• **Stated exercise**:
Output, word for word, every line from the start of the listing down to and including the line that contains "n_categories = 10"; include nothing else.

• **Input material**:
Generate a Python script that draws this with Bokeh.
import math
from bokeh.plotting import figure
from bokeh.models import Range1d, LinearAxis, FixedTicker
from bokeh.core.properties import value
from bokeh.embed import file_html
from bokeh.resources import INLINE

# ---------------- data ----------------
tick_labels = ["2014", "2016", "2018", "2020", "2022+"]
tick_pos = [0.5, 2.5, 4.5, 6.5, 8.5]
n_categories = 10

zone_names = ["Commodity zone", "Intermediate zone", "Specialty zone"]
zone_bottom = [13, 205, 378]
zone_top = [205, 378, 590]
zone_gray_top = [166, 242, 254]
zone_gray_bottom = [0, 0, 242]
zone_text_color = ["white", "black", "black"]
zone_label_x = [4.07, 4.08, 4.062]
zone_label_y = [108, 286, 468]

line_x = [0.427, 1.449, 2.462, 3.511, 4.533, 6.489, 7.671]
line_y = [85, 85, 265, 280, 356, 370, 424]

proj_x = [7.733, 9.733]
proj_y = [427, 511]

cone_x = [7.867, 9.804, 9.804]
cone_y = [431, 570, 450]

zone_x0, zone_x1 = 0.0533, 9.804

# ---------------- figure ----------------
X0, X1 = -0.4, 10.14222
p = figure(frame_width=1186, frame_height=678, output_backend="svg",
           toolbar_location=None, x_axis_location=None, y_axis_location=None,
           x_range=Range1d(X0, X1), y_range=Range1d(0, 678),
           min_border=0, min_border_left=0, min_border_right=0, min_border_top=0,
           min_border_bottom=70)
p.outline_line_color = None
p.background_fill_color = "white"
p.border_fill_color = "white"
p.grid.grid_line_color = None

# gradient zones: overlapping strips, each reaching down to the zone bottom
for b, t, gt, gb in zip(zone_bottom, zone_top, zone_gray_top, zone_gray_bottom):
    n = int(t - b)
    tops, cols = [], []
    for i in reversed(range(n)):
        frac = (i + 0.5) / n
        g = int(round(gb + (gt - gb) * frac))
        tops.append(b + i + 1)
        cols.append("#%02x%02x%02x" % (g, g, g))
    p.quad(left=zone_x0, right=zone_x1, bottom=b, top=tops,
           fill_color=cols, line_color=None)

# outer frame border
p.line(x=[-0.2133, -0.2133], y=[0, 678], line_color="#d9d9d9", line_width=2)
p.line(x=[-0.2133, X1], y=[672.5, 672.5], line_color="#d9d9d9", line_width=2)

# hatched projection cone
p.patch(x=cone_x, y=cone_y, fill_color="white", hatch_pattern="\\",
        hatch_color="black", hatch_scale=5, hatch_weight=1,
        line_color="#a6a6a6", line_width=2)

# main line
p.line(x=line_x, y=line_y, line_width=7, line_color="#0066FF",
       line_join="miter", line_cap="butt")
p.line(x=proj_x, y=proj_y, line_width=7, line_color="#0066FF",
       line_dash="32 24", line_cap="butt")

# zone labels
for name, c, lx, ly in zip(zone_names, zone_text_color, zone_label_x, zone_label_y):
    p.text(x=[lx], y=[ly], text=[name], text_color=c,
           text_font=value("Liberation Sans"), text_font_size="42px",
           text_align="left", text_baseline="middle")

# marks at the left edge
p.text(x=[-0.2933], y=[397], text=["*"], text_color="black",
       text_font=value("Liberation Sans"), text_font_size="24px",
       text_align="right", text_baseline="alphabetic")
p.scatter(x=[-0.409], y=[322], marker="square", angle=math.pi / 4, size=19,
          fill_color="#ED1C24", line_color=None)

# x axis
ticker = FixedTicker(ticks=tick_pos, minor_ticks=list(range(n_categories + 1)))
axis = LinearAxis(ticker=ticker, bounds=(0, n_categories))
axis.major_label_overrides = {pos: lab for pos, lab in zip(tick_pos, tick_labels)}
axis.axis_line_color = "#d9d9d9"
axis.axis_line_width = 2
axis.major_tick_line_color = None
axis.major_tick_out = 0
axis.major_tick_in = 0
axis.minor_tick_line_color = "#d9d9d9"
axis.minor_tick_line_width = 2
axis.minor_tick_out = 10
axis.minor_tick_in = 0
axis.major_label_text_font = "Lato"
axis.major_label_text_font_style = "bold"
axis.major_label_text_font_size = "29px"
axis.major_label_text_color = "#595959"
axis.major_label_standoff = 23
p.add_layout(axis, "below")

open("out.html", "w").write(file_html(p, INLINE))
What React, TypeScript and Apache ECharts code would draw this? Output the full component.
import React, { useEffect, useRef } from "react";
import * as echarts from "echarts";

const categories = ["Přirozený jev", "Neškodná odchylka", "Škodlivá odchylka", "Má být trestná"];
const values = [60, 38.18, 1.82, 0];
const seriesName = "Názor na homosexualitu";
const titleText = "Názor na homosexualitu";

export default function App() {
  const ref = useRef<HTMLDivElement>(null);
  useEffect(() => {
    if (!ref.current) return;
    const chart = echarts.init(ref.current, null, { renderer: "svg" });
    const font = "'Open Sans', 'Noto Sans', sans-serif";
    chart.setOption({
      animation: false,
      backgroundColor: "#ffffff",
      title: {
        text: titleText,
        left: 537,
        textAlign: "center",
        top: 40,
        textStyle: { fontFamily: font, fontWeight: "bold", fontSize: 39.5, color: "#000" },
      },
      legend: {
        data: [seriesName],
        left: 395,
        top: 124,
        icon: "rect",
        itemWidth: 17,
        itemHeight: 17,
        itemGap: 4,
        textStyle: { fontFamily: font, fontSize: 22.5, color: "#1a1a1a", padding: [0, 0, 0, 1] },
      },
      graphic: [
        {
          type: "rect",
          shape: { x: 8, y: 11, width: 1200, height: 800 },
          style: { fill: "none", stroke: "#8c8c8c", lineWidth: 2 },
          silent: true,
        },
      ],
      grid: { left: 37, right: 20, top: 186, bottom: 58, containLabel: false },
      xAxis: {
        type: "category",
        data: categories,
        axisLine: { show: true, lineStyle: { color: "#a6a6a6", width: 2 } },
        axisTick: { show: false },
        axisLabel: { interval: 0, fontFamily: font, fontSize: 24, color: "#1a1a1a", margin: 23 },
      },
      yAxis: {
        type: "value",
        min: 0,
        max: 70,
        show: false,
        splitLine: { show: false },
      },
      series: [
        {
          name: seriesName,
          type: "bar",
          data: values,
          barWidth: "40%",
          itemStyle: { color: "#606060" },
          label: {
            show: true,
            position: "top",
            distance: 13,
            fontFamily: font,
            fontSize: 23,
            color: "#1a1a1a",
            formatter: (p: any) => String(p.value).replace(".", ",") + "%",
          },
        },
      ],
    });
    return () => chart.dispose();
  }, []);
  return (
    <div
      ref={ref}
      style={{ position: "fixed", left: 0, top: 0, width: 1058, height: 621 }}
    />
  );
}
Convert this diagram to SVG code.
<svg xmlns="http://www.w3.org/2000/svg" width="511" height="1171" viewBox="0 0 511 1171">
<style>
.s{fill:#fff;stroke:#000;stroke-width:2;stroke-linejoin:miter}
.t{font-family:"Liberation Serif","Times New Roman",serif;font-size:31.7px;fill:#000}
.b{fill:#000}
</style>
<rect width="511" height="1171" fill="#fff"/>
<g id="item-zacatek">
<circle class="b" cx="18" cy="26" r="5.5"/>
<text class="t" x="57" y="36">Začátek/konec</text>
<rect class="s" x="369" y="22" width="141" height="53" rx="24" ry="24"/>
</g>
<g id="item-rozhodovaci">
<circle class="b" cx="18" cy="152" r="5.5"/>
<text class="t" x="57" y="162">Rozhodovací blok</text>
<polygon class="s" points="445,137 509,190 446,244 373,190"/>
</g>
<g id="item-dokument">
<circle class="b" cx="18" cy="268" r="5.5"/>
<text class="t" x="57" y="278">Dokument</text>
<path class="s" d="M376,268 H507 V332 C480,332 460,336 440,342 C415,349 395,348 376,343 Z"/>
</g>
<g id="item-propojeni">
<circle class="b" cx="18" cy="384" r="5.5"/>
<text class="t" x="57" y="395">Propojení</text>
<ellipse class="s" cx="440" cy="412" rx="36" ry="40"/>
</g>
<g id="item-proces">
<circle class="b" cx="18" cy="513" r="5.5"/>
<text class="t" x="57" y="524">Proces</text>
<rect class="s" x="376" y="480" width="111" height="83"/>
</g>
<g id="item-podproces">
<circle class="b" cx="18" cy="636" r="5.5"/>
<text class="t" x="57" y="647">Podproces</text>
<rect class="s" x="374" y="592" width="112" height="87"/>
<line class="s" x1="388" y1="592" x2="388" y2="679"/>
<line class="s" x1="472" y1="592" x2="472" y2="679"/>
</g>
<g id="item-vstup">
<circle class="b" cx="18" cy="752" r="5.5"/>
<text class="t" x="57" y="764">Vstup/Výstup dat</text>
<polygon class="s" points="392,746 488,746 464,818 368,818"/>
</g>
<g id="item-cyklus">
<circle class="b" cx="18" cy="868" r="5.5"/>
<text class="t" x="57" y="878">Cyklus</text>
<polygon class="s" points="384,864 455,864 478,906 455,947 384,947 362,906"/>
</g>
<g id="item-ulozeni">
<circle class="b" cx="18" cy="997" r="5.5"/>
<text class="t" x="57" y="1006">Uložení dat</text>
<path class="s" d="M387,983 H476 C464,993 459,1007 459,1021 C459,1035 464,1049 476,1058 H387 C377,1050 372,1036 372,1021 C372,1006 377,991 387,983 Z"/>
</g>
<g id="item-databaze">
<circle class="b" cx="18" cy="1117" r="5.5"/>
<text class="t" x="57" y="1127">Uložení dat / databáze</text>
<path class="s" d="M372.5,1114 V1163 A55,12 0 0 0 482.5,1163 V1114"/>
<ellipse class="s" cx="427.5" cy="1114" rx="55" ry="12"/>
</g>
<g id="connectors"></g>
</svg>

• **Result for this task**:
Generate a Python script that draws this with Bokeh.
import math
from bokeh.plotting import figure
from bokeh.models import Range1d, LinearAxis, FixedTicker
from bokeh.core.properties import value
from bokeh.embed import file_html
from bokeh.resources import INLINE

# ---------------- data ----------------
tick_labels = ["2014", "2016", "2018", "2020", "2022+"]
tick_pos = [0.5, 2.5, 4.5, 6.5, 8.5]
n_categories = 10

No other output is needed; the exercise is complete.